## Problem statement
Copy every line from the data below in which the string "this" can be found.

"""

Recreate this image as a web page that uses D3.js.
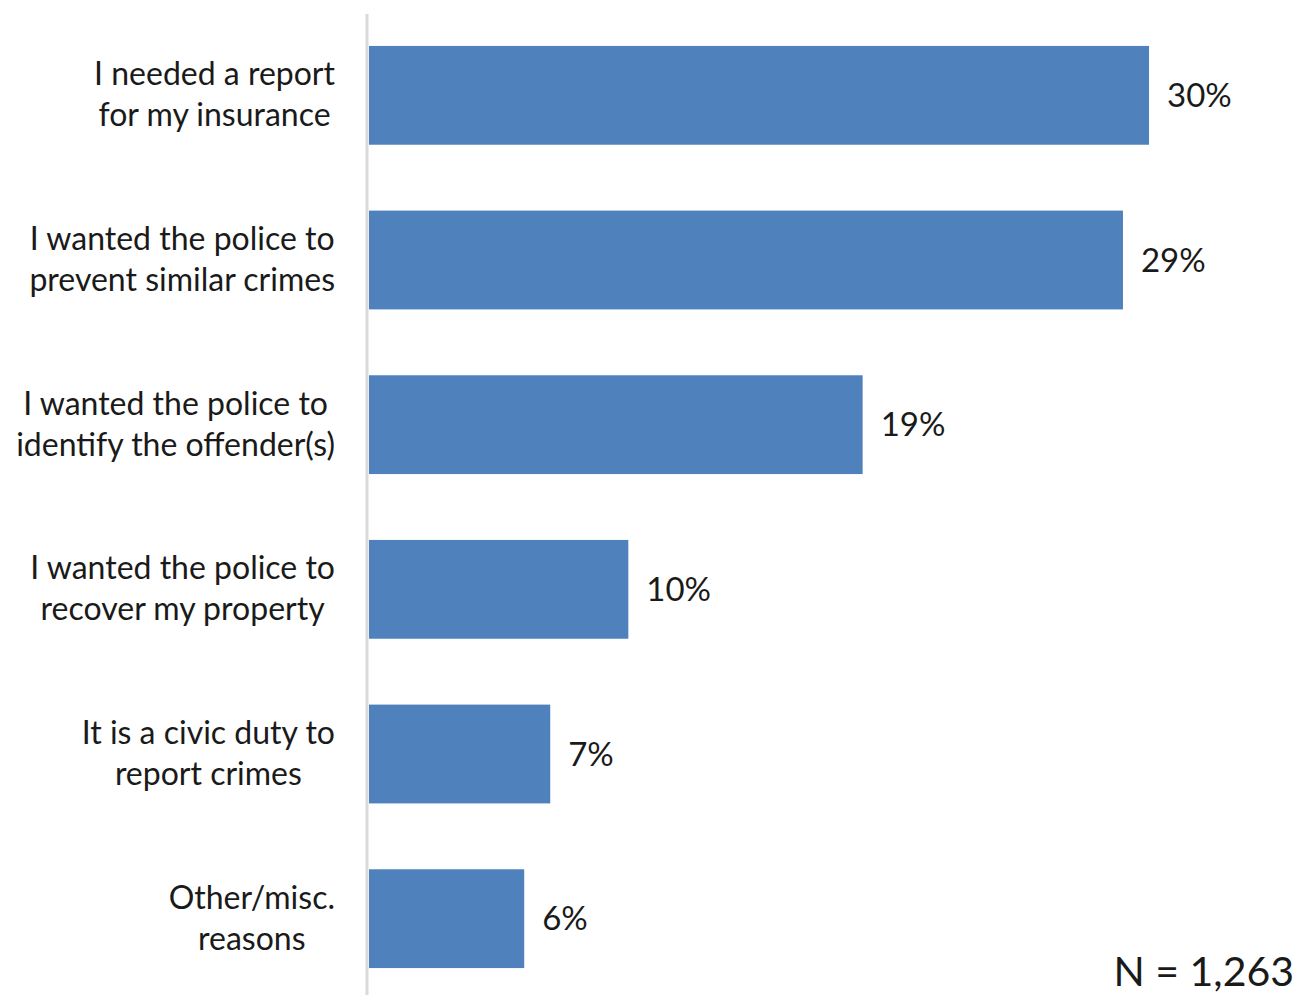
<!DOCTYPE html>
<html>
<head>
<meta charset="utf-8">
<script src="https://cdn.jsdelivr.net/npm/d3@7"></script>
<style>
  html, body { margin: 0; padding: 0; background: #fff; }
  svg { display: block; }
  text { font-family: Lato, "Open Sans", sans-serif; fill: #1a1a1a; }
</style>
</head>
<body>
<svg id="chart" width="1299" height="995"></svg>
<script>
// Reasons given for reporting the crime to the police
const categories = [
  ["I needed a report", "for my insurance"],
  ["I wanted the police to", "prevent similar crimes"],
  ["I wanted the police to", "identify the offender(s)"],
  ["I wanted the police to", "recover my property"],
  ["It is a civic duty to", "report crimes"],
  ["Other/misc.", "reasons"]
];
const values = [30, 29, 19, 10, 7, 6];
const sampleNote = "N = 1,263";

const svg = d3.select("#chart");
const axisX = 368;
const labelRight = 335;

const x = d3.scaleLinear().domain([0, 30]).range([axisX, 1149]);
const y = d3.scaleBand()
  .domain(d3.range(categories.length))
  .range([13, 1001])
  .paddingInner(0.4)
  .paddingOuter(0.2);

// bars
svg.selectAll("rect.bar")
  .data(values)
  .join("rect")
  .attr("class", "bar")
  .attr("x", x(0) + 1)
  .attr("y", (d, i) => y(i))
  .attr("width", d => x(d) - x(0) - 1)
  .attr("height", y.bandwidth())
  .attr("fill", "#4f81bd");

// category axis line
svg.append("line")
  .attr("x1", axisX - 1).attr("x2", axisX - 1)
  .attr("y1", 14).attr("y2", 995)
  .attr("stroke", "#d9d9d9")
  .attr("stroke-width", 3);

// category labels: two centred lines, the block flush against the axis
const lineGap = 41;
const labels = svg.selectAll("text.cat")
  .data(categories)
  .join("text")
  .attr("class", "cat")
  .attr("text-anchor", "middle")
  .attr("font-size", 32);
labels.selectAll("tspan")
  .data((d, i) => d.map((t, j) => ({ t, i, j })))
  .join("tspan")
  .attr("y", d => y(d.i) + y.bandwidth() / 2 + (d.j - 0.5) * lineGap)
  .attr("dy", "0.33em")
  .text(d => d.t);
labels.each(function () {
  const spans = d3.select(this).selectAll("tspan");
  const widest = d3.max(spans.nodes(), n => n.getComputedTextLength());
  spans.attr("x", labelRight - widest / 2);
});

// value labels
svg.selectAll("text.val")
  .data(values)
  .join("text")
  .attr("class", "val")
  .attr("x", d => x(d) + 18)
  .attr("y", (d, i) => y(i) + y.bandwidth() / 2)
  .attr("dy", "0.35em")
  .attr("font-size", 33)
  .text(d => d + "%");

// sample size note
svg.append("text")
  .attr("x", 1294)
  .attr("y", 986)
  .attr("text-anchor", "end")
  .attr("font-size", 41)
  .text(sampleNote);
</script>
</body>
</html>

"""

## Output
Recreate this image as a web page that uses D3.js.
  const spans = d3.select(this).selectAll("tspan");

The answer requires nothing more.